The Northern Ireland Executive has been urged to restore "common sense" to the public finances, regardless of the political consequences.
In a hard hitting speech to over 400 representatives from the business community last night, president of the NI Chamber of Commerce Bro McFerran said the number of Executive departments claiming influence over economic regeneration was hindering the creation of an effective economic strategy.
Addressing an audience including First Minister Peter Robinson and Employment Minister Sir Reg Empey, Mr McFerran questioned several Executive decisions including free prescriptions and free public travel for those who could already afford them; delaying water charges; the slow turnaround of infrastructure projects; money spent translating documents into the Irish language and Ulster-Scots; and the lack of progress with the Reform of Public Administration.
"Business knows that when times are hard, that is the time to review costs, to invest and to prepare for recovery. We need to translate the mantra of business to the practice of politics," he said.
"Three decades of continued public expenditure growth, two decades of solid economic growth and a rapid expansion of the public sector have combined to create a layer of public sector fat that is approaching obesity.
"We need to challenge everything and challenge commercially. If we can do more with less, we should do it," added Mr McFerran.
The chamber president also said that while Scotland's devolved government had formed a successful coalition, concerns over the Executive's stability is still impacting business confidence and investment.
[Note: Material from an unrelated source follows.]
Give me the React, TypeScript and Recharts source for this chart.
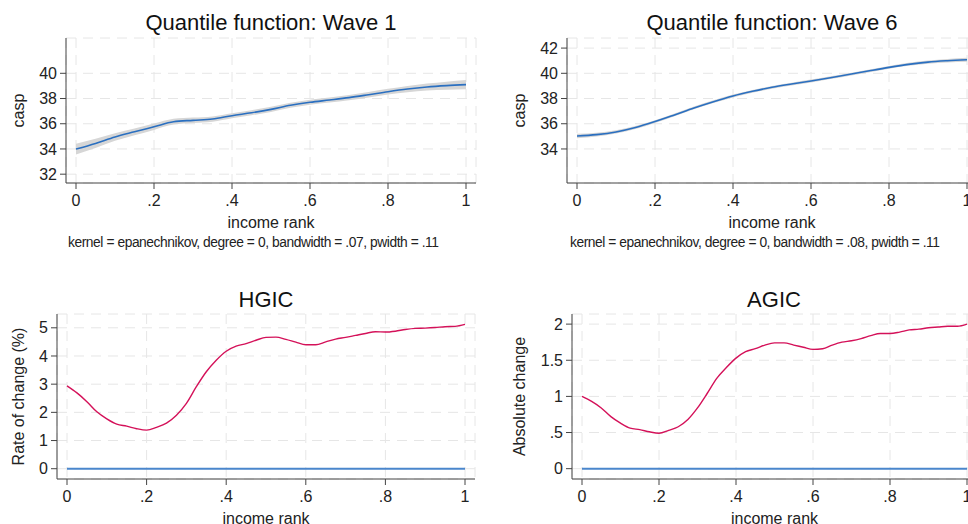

Mr McFerran suggested trimming Government departments to five or six, and expressed support for Professor Richard Barnett's Review of Economic Policy, which called for a single Department for the Economy incorporating the existing functions of DETI and DEL.
"This new Department should have an overarching control of the economic impact of all the other departments," he added.
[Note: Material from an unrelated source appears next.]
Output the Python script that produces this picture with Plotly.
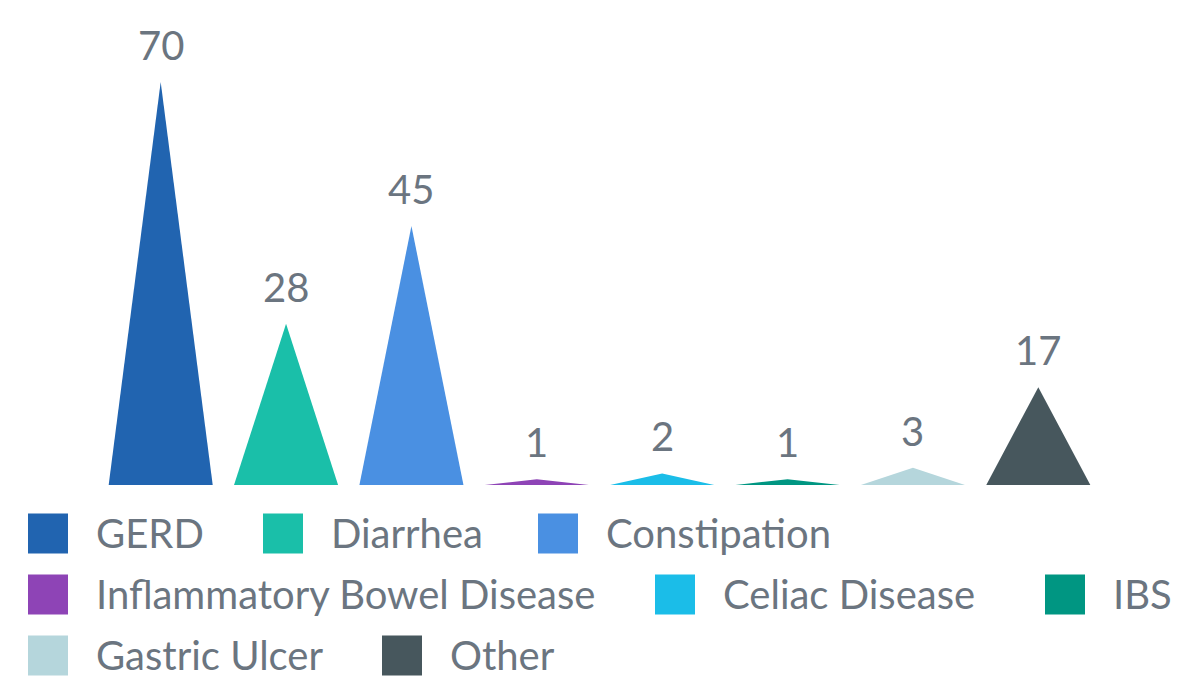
import plotly.graph_objects as go

categories = ["GERD", "Diarrhea", "Constipation", "Inflammatory Bowel Disease",
              "Celiac Disease", "IBS", "Gastric Ulcer", "Other"]
values = [70, 28, 45, 1, 2, 1, 3, 17]
colors = ["#2164b0", "#1abfa9", "#4a90e2", "#8e44b6",
          "#1bbde8", "#009682", "#b5d6dc", "#47575d"]

OFF = 8  # page body margin
W, H = 1194, 668
BASE = 485 - OFF          # baseline in figure px
ML = 98 - OFF
MR = W - (1101 - OFF)
MT = 0
MB = H - BASE
PLOT_W = W - ML - MR
PLOT_H = H - MT - MB
TEXT = "#6b7580"
FONT = "Lato"

fig = go.Figure()
half = 0.415
for i, (cat, v, c) in enumerate(zip(categories, values, colors)):
    fig.add_trace(go.Scatter(
        x=[i - half, i, i + half, i - half],
        y=[0, v, 0, 0],
        mode="lines", fill="toself", fillcolor=c,
        line=dict(width=0, color=c),
        name=cat, showlegend=False, hoverinfo="skip"))
    fig.add_annotation(x=i, y=v, text=str(v), showarrow=False,
                       yanchor="bottom", yshift=11,
                       font=dict(family=FONT, size=40, color=TEXT))

def px(sx):
    return (sx - OFF - ML) / PLOT_W

def py(sy):
    return (BASE - (sy - OFF)) / PLOT_H

# manual legend (large swatches), positions in screen px
legend_pos = [(28, 0), (263, 0), (538, 0), (28, 1), (655, 1), (1045, 1), (28, 2), (382, 2)]
row_y = [533.5, 594.5, 655.5]
sq = 40
for (cat, c), (lx, r) in zip(zip(categories, colors), legend_pos):
    cy = row_y[r]
    fig.add_shape(type="rect", xref="paper", yref="paper",
                  x0=px(lx), x1=px(lx + sq), y0=py(cy + sq / 2), y1=py(cy - sq / 2),
                  fillcolor=c, line=dict(width=0))
    fig.add_annotation(xref="paper", yref="paper", x=px(lx + 66), y=py(cy - 1),
                       xanchor="left", yanchor="middle", text=cat, showarrow=False,
                       font=dict(family=FONT, size=40, color=TEXT))

fig.update_layout(
    width=W, height=H,
    margin=dict(l=ML, r=MR, t=MT, b=MB),
    paper_bgcolor="white", plot_bgcolor="white",
    showlegend=False,
    xaxis=dict(range=[-0.5, 7.5], visible=False, fixedrange=True),
    yaxis=dict(range=[0, PLOT_H / 5.757], visible=False, fixedrange=True),
)
fig.write_html("out.html")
"In that way, the Executive would be demonstrating that the economy was truly centre stage in the Programme for Government. This is not always apparent."
However, he said the Barnett recommendation to eliminate support for business expansion would be a "disastrous mistake" that could cost jobs and drive both indigenous and inwards investors elsewhere.
"We have to recognise that new FDI projects, especially those offering the potential of hundreds of new jobs, are now harder to secure because of the increase in global competition and increasing protectionism in the US administration," he said.